WORK TO COMPLETE: Reproduce all entries word for word.

☆ ☆ ☆ ☆ ☆ ☆ ☆

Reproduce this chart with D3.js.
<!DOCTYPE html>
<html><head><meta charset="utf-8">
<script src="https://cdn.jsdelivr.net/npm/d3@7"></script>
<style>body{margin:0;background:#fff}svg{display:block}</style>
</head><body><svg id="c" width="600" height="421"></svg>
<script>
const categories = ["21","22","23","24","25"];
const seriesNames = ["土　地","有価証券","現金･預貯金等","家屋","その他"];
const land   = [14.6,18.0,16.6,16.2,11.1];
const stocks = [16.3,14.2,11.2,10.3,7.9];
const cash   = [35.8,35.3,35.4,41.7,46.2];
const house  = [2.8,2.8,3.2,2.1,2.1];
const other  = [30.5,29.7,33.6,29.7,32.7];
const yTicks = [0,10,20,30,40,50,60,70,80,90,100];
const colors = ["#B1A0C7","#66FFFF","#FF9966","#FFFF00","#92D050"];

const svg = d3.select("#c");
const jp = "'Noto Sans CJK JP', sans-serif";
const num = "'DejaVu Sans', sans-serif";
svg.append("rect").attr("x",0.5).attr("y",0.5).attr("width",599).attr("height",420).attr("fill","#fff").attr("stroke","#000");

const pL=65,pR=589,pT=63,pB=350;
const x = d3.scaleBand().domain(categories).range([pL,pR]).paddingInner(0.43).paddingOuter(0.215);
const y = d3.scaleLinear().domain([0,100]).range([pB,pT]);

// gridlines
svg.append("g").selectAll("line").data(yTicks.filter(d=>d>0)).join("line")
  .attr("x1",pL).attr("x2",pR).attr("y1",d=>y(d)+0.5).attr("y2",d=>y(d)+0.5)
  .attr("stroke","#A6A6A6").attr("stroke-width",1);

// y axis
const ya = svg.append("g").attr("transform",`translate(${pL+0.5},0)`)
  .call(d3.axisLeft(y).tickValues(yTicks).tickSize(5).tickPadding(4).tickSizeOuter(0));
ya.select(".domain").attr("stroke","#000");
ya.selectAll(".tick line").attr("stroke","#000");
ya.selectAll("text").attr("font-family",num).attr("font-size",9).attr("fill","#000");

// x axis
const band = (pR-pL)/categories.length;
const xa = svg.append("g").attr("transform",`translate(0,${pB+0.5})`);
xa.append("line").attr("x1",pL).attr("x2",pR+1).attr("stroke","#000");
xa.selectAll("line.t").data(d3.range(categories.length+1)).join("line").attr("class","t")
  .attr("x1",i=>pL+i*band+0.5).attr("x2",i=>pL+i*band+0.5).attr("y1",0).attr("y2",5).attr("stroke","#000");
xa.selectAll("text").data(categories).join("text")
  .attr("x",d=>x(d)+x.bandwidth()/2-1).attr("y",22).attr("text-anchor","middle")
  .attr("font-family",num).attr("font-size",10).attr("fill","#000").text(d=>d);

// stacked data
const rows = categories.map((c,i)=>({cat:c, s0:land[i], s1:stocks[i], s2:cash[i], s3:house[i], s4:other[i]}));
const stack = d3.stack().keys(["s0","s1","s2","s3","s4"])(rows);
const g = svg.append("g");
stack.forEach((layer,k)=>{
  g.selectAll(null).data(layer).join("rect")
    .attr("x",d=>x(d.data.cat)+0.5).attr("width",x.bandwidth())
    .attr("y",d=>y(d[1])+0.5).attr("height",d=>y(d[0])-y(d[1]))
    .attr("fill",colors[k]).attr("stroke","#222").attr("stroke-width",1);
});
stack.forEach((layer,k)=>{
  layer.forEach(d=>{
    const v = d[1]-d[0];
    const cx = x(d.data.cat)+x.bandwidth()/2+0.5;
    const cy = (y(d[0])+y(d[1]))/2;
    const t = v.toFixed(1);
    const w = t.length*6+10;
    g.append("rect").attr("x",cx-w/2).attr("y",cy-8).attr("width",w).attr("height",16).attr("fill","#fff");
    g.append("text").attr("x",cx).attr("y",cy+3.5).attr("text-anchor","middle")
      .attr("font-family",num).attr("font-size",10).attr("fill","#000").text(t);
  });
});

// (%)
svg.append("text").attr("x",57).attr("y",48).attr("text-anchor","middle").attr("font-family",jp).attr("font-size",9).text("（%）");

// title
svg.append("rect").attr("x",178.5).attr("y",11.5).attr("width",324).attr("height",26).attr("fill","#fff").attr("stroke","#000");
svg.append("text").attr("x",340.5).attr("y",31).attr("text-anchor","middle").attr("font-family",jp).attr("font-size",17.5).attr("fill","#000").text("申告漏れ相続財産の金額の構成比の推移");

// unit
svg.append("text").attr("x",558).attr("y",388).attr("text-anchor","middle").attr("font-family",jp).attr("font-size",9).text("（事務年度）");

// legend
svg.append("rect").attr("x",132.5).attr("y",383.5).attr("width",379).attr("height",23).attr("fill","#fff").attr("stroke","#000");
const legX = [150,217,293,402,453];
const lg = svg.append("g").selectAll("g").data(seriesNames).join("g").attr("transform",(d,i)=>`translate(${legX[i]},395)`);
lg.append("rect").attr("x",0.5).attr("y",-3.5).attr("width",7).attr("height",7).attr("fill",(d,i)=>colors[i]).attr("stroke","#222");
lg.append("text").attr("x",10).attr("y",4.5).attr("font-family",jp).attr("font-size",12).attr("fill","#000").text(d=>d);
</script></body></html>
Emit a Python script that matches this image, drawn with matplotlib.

☆ ☆ ☆ ☆ ☆ ☆ ☆

TASK RESPONSE:
Reproduce this chart with D3.js.
<!DOCTYPE html>
<html><head><meta charset="utf-8">
<script src="https://cdn.jsdelivr.net/npm/d3@7"></script>
<style>body{margin:0;background:#fff}svg{display:block}</style>
</head><body><svg id="c" width="600" height="421"></svg>
<script>
const categories = ["21","22","23","24","25"];
const seriesNames = ["土　地","有価証券","現金･預貯金等","家屋","その他"];
const land   = [14.6,18.0,16.6,16.2,11.1];
const stocks = [16.3,14.2,11.2,10.3,7.9];
const cash   = [35.8,35.3,35.4,41.7,46.2];
const house  = [2.8,2.8,3.2,2.1,2.1];
const other  = [30.5,29.7,33.6,29.7,32.7];
const yTicks = [0,10,20,30,40,50,60,70,80,90,100];
const colors = ["#B1A0C7","#66FFFF","#FF9966","#FFFF00","#92D050"];

const svg = d3.select("#c");
const jp = "'Noto Sans CJK JP', sans-serif";
const num = "'DejaVu Sans', sans-serif";
svg.append("rect").attr("x",0.5).attr("y",0.5).attr("width",599).attr("height",420).attr("fill","#fff").attr("stroke","#000");

const pL=65,pR=589,pT=63,pB=350;
const x = d3.scaleBand().domain(categories).range([pL,pR]).paddingInner(0.43).paddingOuter(0.215);
const y = d3.scaleLinear().domain([0,100]).range([pB,pT]);

// gridlines
svg.append("g").selectAll("line").data(yTicks.filter(d=>d>0)).join("line")
  .attr("x1",pL).attr("x2",pR).attr("y1",d=>y(d)+0.5).attr("y2",d=>y(d)+0.5)
  .attr("stroke","#A6A6A6").attr("stroke-width",1);

// y axis
const ya = svg.append("g").attr("transform",`translate(${pL+0.5},0)`)
  .call(d3.axisLeft(y).tickValues(yTicks).tickSize(5).tickPadding(4).tickSizeOuter(0));
ya.select(".domain").attr("stroke","#000");
ya.selectAll(".tick line").attr("stroke","#000");
ya.selectAll("text").attr("font-family",num).attr("font-size",9).attr("fill","#000");

// x axis
const band = (pR-pL)/categories.length;
const xa = svg.append("g").attr("transform",`translate(0,${pB+0.5})`);
xa.append("line").attr("x1",pL).attr("x2",pR+1).attr("stroke","#000");
xa.selectAll("line.t").data(d3.range(categories.length+1)).join("line").attr("class","t")
  .attr("x1",i=>pL+i*band+0.5).attr("x2",i=>pL+i*band+0.5).attr("y1",0).attr("y2",5).attr("stroke","#000");
xa.selectAll("text").data(categories).join("text")
  .attr("x",d=>x(d)+x.bandwidth()/2-1).attr("y",22).attr("text-anchor","middle")
  .attr("font-family",num).attr("font-size",10).attr("fill","#000").text(d=>d);

// stacked data
const rows = categories.map((c,i)=>({cat:c, s0:land[i], s1:stocks[i], s2:cash[i], s3:house[i], s4:other[i]}));
const stack = d3.stack().keys(["s0","s1","s2","s3","s4"])(rows);
const g = svg.append("g");
stack.forEach((layer,k)=>{
  g.selectAll(null).data(layer).join("rect")
    .attr("x",d=>x(d.data.cat)+0.5).attr("width",x.bandwidth())
    .attr("y",d=>y(d[1])+0.5).attr("height",d=>y(d[0])-y(d[1]))
    .attr("fill",colors[k]).attr("stroke","#222").attr("stroke-width",1);
});
stack.forEach((layer,k)=>{
  layer.forEach(d=>{
    const v = d[1]-d[0];
    const cx = x(d.data.cat)+x.bandwidth()/2+0.5;
    const cy = (y(d[0])+y(d[1]))/2;
    const t = v.toFixed(1);
    const w = t.length*6+10;
    g.append("rect").attr("x",cx-w/2).attr("y",cy-8).attr("width",w).attr("height",16).attr("fill","#fff");
    g.append("text").attr("x",cx).attr("y",cy+3.5).attr("text-anchor","middle")
      .attr("font-family",num).attr("font-size",10).attr("fill","#000").text(t);
  });
});

// (%)
svg.append("text").attr("x",57).attr("y",48).attr("text-anchor","middle").attr("font-family",jp).attr("font-size",9).text("（%）");

// title
svg.append("rect").attr("x",178.5).attr("y",11.5).attr("width",324).attr("height",26).attr("fill","#fff").attr("stroke","#000");
svg.append("text").attr("x",340.5).attr("y",31).attr("text-anchor","middle").attr("font-family",jp).attr("font-size",17.5).attr("fill","#000").text("申告漏れ相続財産の金額の構成比の推移");

// unit
svg.append("text").attr("x",558).attr("y",388).attr("text-anchor","middle").attr("font-family",jp).attr("font-size",9).text("（事務年度）");

// legend
svg.append("rect").attr("x",132.5).attr("y",383.5).attr("width",379).attr("height",23).attr("fill","#fff").attr("stroke","#000");
const legX = [150,217,293,402,453];
const lg = svg.append("g").selectAll("g").data(seriesNames).join("g").attr("transform",(d,i)=>`translate(${legX[i]},395)`);
lg.append("rect").attr("x",0.5).attr("y",-3.5).attr("width",7).attr("height",7).attr("fill",(d,i)=>colors[i]).attr("stroke","#222");
lg.append("text").attr("x",10).attr("y",4.5).attr("font-family",jp).attr("font-size",12).attr("fill","#000").text(d=>d);
</script></body></html>
Emit a Python script that matches this image, drawn with matplotlib.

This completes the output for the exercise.